Unilever's Keith Weed Is Right To Call Out Adland On Lazy Stereotypes

Could we be seeing the beginning of the end of those tiresome ads that rely on gender stereotypes that aren't funny but just grate? If Unilever's CMO Keith Weed is anything to go by, the writing could be on the wall for those mid-afternoon detergent and ready meal ads that put us all in a box.

You know the ones. Mum's typically at the stove making dinner, dad's an ineffectual idiot who can't operate the hoover and is likely to be bodging some DIY somewhere or finding that the kids are a lot more work than he bargained for. Unless there's some humour in an everyday situation, they just get a little tiring, don't they? It just always seems to be the laziest way of advertising anything.

We have a new product with a fresh smell -- let's have mum enjoying it radiating out of the washing machine while dad's working on a bike and getting the kids covered in grease that mum doesn't need to worry about now, not with our new lavender freshness. One final turn of a wheel covered in mud showering the kids and we're done with a smile from mum that says "boys will be boys."

Keith Weed is a guy to listen to, arguably the UK's most well-known CMO and frequent event headliner. His blog in Marketing Week is not just a personal opinion article, but referenced what the Unstereotype Alliance has been set up to tackle. The fact that the group features so many rivals from different parts of adland and the FMCG world underscores how seriously the challenge to stop falling back on lazy stereotypes is being taken.

The key takeout for me is that Weed claims ads that don't rely on stereotyped characters perform 25% better. It's not spelled out whether this is in terms of recall or favourability. However, it does show that there has been a shift in public perception. Consumers are only too aware of how FMCGs, in particular, have been selling to them over the years, and crucially, they are no longer responding. The alliance is obviously taking a bet that, instead, the public is responding more favourably to ads with more creativity.

In fact, Weed makes the point that only 12% of creative leaders are women and so the gender that gets the short end of the stick in advertising needs better representation.

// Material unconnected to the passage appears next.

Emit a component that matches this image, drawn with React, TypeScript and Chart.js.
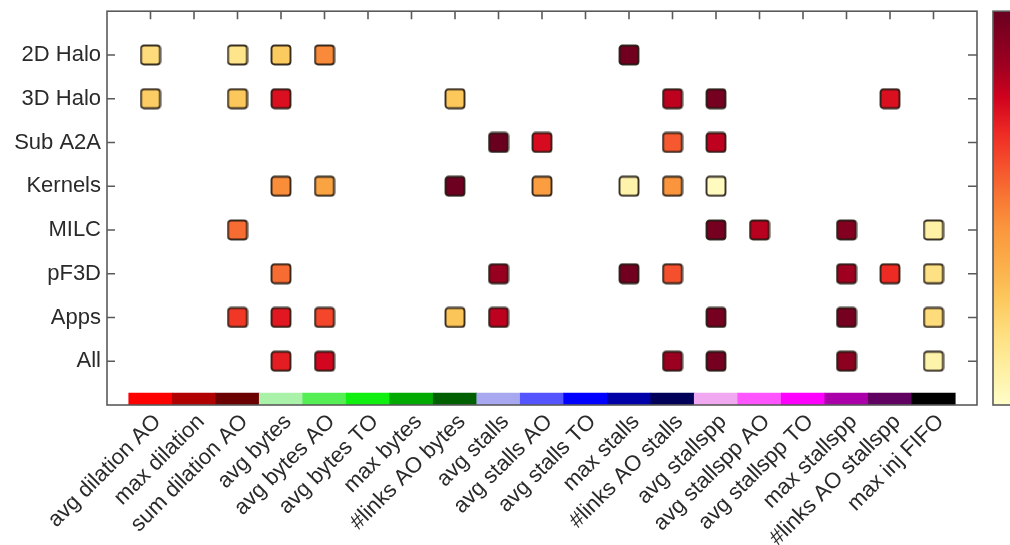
import React, { useEffect, useRef } from 'react';
import { Chart, registerables } from 'chart.js';

Chart.register(...registerables);

// ---- data ----
const metricLabels = [
  'avg dilation AO', 'max dilation', 'sum dilation AO',
  'avg bytes', 'avg bytes AO', 'avg bytes TO', 'max bytes', '#links AO bytes',
  'avg stalls', 'avg stalls AO', 'avg stalls TO', 'max stalls', '#links AO stalls',
  'avg stallspp', 'avg stallspp AO', 'avg stallspp TO', 'max stallspp', '#links AO stallspp',
  'max inj FIFO',
];

const metricColors = [
  '#ff0000', '#b00000', '#6a0000',
  '#aaf2aa', '#55ee55', '#10f010', '#00aa00', '#006000',
  '#a8a8f0', '#5555ff', '#0000ff', '#0000a8', '#000058',
  '#f0a8f0', '#ff55ff', '#ff00ff', '#aa00aa', '#600060',
  '#000000',
];

const workloadLabels = ['2D Halo', '3D Halo', 'Sub A2A', 'Kernels', 'MILC', 'pF3D', 'Apps', 'All'];

const _ = null;
//                 0     1    2     3     4     5  6  7     8     9    10 11    12    13    14  15 16    17    18
const halo2D  = [0.19, _, 0.15, 0.26, 0.48, _, _, _,    _,    _,    _, 0.98, _,    _,    _,    _, _,    _,    _];
const halo3D  = [0.25, _, 0.27, 0.75, _,    _, _, 0.27, _,    _,    _, _,    0.81, 0.97, _,    _, _,    0.75, _];
const subA2A  = [_,    _, _,    _,    _,    _, _, _,    1.0,  0.76, _, _,    0.59, 0.81, _,    _, _,    _,    _];
const kernels = [_,    _, _,    0.47, 0.40, _, _, 0.99, _,    0.42, _, 0.07, 0.45, 0.02, _,    _, _,    _,    _];
const milc    = [_,    _, 0.55, _,    _,    _, _, _,    _,    _,    _, _,    _,    0.97, 0.82, _, 0.93, _,    0.08];
const pf3d    = [_,    _, _,    0.55, _,    _, _, _,    0.88, _,    _, 0.98, 0.61, _,    _,    _, 0.86, 0.69, 0.17];
const apps    = [_,    _, 0.66, 0.73, 0.63, _, _, 0.28, 0.81, _,    _, _,    _,    0.97, _,    _, 0.97, _,    0.19];
const allRow  = [_,    _, _,    0.72, 0.77, _, _, _,    _,    _,    _, _,    0.87, 0.97, _,    _, 0.91, _,    0.07];

const rows = [halo2D, halo3D, subA2A, kernels, milc, pf3d, apps, allRow];

// ---- styling ----
const paletteStops: [number, string][] = [
  [0.0, '#fffdc8'],
  [0.10, '#feee9e'],
  [0.18, '#fedf80'],
  [0.27, '#fcc85c'],
  [0.35, '#fbb04a'],
  [0.44, '#fa993e'],
  [0.52, '#f87a34'],
  [0.61, '#f5502d'],
  [0.69, '#ee2a24'],
  [0.78, '#d0021e'],
  [0.86, '#a00020'],
  [1.0, '#690020'],
];

const FONT = '"Liberation Sans", Arial, Helvetica, sans-serif';
const FRAME = '#5a5a5a';
const BAND_BOTTOM = -1;
const BAND_TOP = -0.73;

function hexToRgb(h: string): number[] {
  const n = parseInt(h.slice(1), 16);
  return [(n >> 16) & 255, (n >> 8) & 255, n & 255];
}

function colorAt(v: number): string {
  const t = Math.max(0, Math.min(1, v));
  for (let i = 0; i < paletteStops.length - 1; i++) {
    const [a, ca] = paletteStops[i];
    const [b, cb] = paletteStops[i + 1];
    if (t >= a && t <= b) {
      const f = (t - a) / (b - a);
      const A = hexToRgb(ca);
      const B = hexToRgb(cb);
      const c = A.map((x, k) => Math.round(x + (B[k] - x) * f));
      return `rgb(${c[0]},${c[1]},${c[2]})`;
    }
  }
  return paletteStops[paletteStops.length - 1][1];
}

const squareCache: Record<string, HTMLCanvasElement> = {};
function squareFor(v: number): HTMLCanvasElement {
  const color = colorAt(v);
  if (squareCache[color]) return squareCache[color];
  const c = document.createElement('canvas');
  c.width = 22;
  c.height = 22;
  const g = c.getContext('2d')!;
  g.beginPath();
  if ((g as any).roundRect) (g as any).roundRect(1.5, 1.5, 19, 19, 3);
  else g.rect(1.5, 1.5, 19, 19);
  g.fillStyle = color;
  g.fill();
  g.lineWidth = 1.9;
  g.strokeStyle = 'rgba(30,20,12,0.88)';
  g.stroke();
  squareCache[color] = c;
  return c;
}

const framePlugin = {
  id: 'framePlugin',
  afterDatasetsDraw(chart: any) {
    const { ctx, chartArea } = chart;
    const { left, right, top, bottom } = chartArea;
    const xs = chart.scales.x;
    const ys = chart.scales.y;
    ctx.save();
    ctx.strokeStyle = FRAME;
    ctx.lineWidth = 1.6;
    ctx.strokeRect(left, top, right - left, bottom - top);
    ctx.beginPath();
    metricLabels.forEach((_l, i) => {
      const px = xs.getPixelForValue(i);
      ctx.moveTo(px, top);
      ctx.lineTo(px, top + 8);
    });
    workloadLabels.forEach((_l, r) => {
      const py = ys.getPixelForValue(7 - r);
      ctx.moveTo(left, py);
      ctx.lineTo(left + 8, py);
      ctx.moveTo(right, py);
      ctx.lineTo(right - 9, py);
    });
    ctx.stroke();

    // colour bar
    const cbx = right + 16;
    const cbw = 40;
    const grad = ctx.createLinearGradient(0, bottom, 0, top);
    paletteStops.forEach(([s, c]) => grad.addColorStop(s, c));
    ctx.fillStyle = grad;
    ctx.fillRect(cbx, top, cbw, bottom - top);
    ctx.strokeStyle = FRAME;
    ctx.lineWidth = 1.6;
    ctx.strokeRect(cbx, top, cbw, bottom - top);
    ctx.restore();
  },
};

export default function App() {
  const ref = useRef<HTMLCanvasElement>(null);

  useEffect(() => {
    if (!ref.current) return;
    const scatterSets = rows.map((vals, r) => ({
      type: 'scatter' as const,
      label: workloadLabels[r],
      data: vals
        .map((v, i) => (v == null ? null : { x: i, y: 7 - r, v }))
        .filter((p) => p !== null),
      pointStyle: (c: any) => squareFor(c.raw ? c.raw.v : 0),
      pointRadius: 11,
      pointHoverRadius: 11,
      order: 0,
    }));
    const bandSet = {
      type: 'bar' as const,
      label: 'metrics',
      data: metricLabels.map((_l, i) => ({ x: i, y: [BAND_BOTTOM, BAND_TOP] })),
      backgroundColor: metricColors,
      borderWidth: 0,
      barPercentage: 1,
      categoryPercentage: 1,
      order: 1,
    };

    const chart = new Chart(ref.current, {
      type: 'scatter',
      data: { datasets: [bandSet as any, ...scatterSets] },
      options: {
        animation: false,
        responsive: false,
        layout: { padding: { top: 7, right: 33, left: 0, bottom: 0 }, autoPadding: false },
        plugins: { legend: { display: false }, tooltip: { enabled: false } },
        scales: {
          x: {
            type: 'linear',
            min: -1,
            max: 19,
            offset: false,
            grid: { display: false },
            border: { display: false },
            afterBuildTicks: (axis: any) => {
              axis.ticks = metricLabels.map((_l, i) => ({ value: i }));
            },
            afterFit: (scale: any) => {
              scale.height = 140;
            },
            ticks: {
              autoSkip: false,
              maxRotation: 45,
              minRotation: 45,
              padding: -4,
              labelOffset: 7,
              color: '#2a2a2a',
              font: { family: FONT, size: 22 },
              callback: (v: any) => metricLabels[Math.round(v)] ?? '',
            },
          },
          y: {
            type: 'linear',
            min: -1,
            max: 8,
            grid: { display: false },
            border: { display: false },
            afterBuildTicks: (axis: any) => {
              axis.ticks = workloadLabels.map((_l, r) => ({ value: 7 - r }));
            },
            afterFit: (scale: any) => {
              scale.width = 107;
            },
            ticks: {
              padding: -2,
              color: '#2a2a2a',
              font: { family: FONT, size: 22 },
              callback: (v: any) => workloadLabels[7 - Math.round(v)] ?? '',
            },
          },
        },
      } as any,
      plugins: [framePlugin],
    });
    return () => chart.destroy();
  }, []);

  return (
    <div style={{ position: 'absolute', left: 0, top: 0, width: 1010, height: 545, background: '#fff' }}>
      <canvas ref={ref} width={1010} height={545} style={{ display: 'block' }} />
    </div>
  );
}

The Alliance has pinpointed 2020 as the time by which participants need to have metrics for un-stereotypical ads in place so progress can be measured and best practice shared.

It can only be good news, can't it? Not just from a standpoint that these ads are outdated, but also that they don't appear to be well received any more.

No, the real bonus here is that creatives are going to have to earn their bread by coming up with something that goes well beyond the tried and tested formula of busy mum and stupid dad. Those who want to go above and beyond will relish the challenge. Those who've been hiding behind a staid formula will not.

Better ads, better creativity and a break from the monotony. For all those reasons, Keith Weed and the Unstereotype Alliance deserve a massive round of applause.